Zimbabwe’s central bank has devalued its gold-backed currency by over 40% against the US dollar, indicating that the last ditch effort to stabilise the country’s volatile economy, is in trouble.
The Reserve Bank of Zimbabwe (RBZ) made the decision to slash the local exchange rate to 24 Zig to $1 (£0.75) on Friday.
This slump is due to an increase in demand for the US dollar, which is also legal tender.

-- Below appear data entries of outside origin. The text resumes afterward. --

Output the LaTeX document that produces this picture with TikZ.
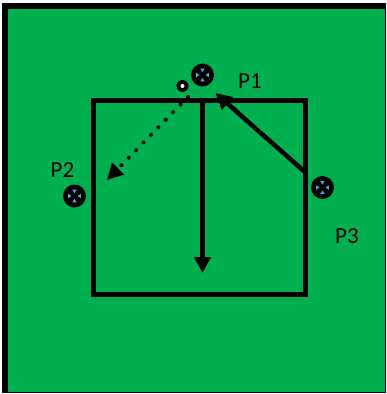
\documentclass[tikz,border=0pt]{standalone}
\usepackage{fontspec}
\setmainfont{Carlito}
\usepackage{tikz}
\usetikzlibrary{arrows.meta,positioning,calc}
\definecolor{pitchgreen}{RGB}{0,176,80}
\definecolor{markblue}{RGB}{91,155,213}

\begin{document}
\begin{tikzpicture}[x=1pt, y=-1pt,
lbl/.style={font=\fontsize{23}{26}\selectfont, inner sep=0pt},
player/.style={circle, fill=black, minimum size=23pt, inner sep=0pt,
path picture={\foreach \r in {0,90,180,270}
\fill[markblue] ([shift={(\r:3pt)}]path picture bounding box.center)
-- ([shift={(\r+20:6.8pt)}]path picture bounding box.center)
-- ([shift={(\r-20:6.8pt)}]path picture bounding box.center) -- cycle;}},
ball/.style={circle, fill=black, minimum size=12pt, inner sep=0pt,
path picture={\fill[white] (path picture bounding box.center) circle (2pt);}},
boxline/.style={line width=5pt, draw=black},
run/.style={-{Triangle[length=16pt,width=16pt]}, line width=4.5pt, draw=black},
pass/.style={-{Triangle[length=16pt,width=16pt]}, line width=4pt, draw=black,
dash pattern=on 0pt off 10.6pt, line cap=round}
]
\useasboundingbox (0,0) rectangle (387,394);

% pitch
\fill[black] (2,3) rectangle (386,393);
\fill[pitchgreen] (8,9) rectangle (385,392);
\draw[boxline] (93,100.5) rectangle (305,294);

\node[player] (p1) at (202.5,75) {};
\node[player] (p2) at (74.5,196) {};
\node[player] (p3) at (322.5,187.5) {};
\node[ball] (bl) at (182.5,86) {};

\node[lbl] (l1) at (250,81) {P1};
\node[lbl] (l2) at (62.5,170) {P2};
\node[lbl] (l3) at (347,236.5) {P3};

\coordinate (runtop) at (202.5,100.5);
\coordinate (runend) at (202.5,273);
\coordinate (p3edge) at (305,172);
\coordinate (p1edge) at (215.5,93);
\coordinate (passstart) at (188,97);
\coordinate (passend) at (107,180);

\draw[run] (runtop) -- (runend);
\draw[run] (p3edge) -- (p1edge);
\draw[pass] (passstart) -- (passend);

\end{tikzpicture}
\end{document}
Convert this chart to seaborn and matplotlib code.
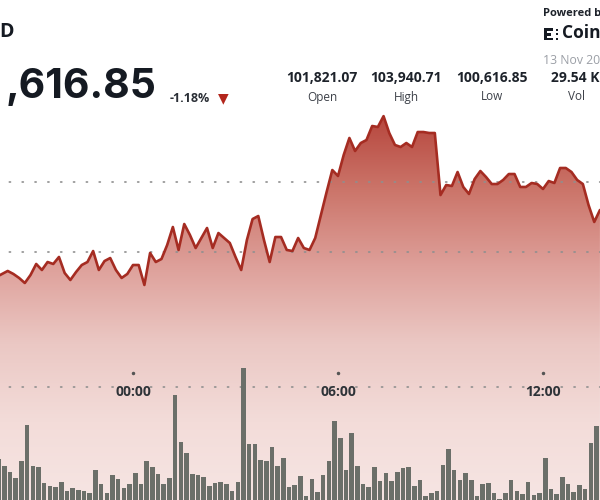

It comes after warnings from by large retailers of store closures if the rate remained fixed at the previous level.
The Zig, which stands for Zimbabwe Gold, was launched over six months ago and is the country’s sixth currency in 25 years.
According to the Reuters new agency, RBZ said in a statement that its Monetary Policy Committee made the move to allow greater exchange rate flexibility.
RBZ explained that the measures would address “emerging exchange rate risks, anchor the inflation expectations and stabilise prices in the near to short term”.
On paper the Zig had largely maintained it value since its launch, but on the black market, where most businesses secure the US dollars, it has more than halved in value.
The government has struggled to wean the population off the US dollar, as there has been no stable alternative for citizens.
Zimbabweans have a historic mistrust of the central bank, dating back to 2008, when it was printing 10tn Zimbabwe dollar notes while inflation had run out of control.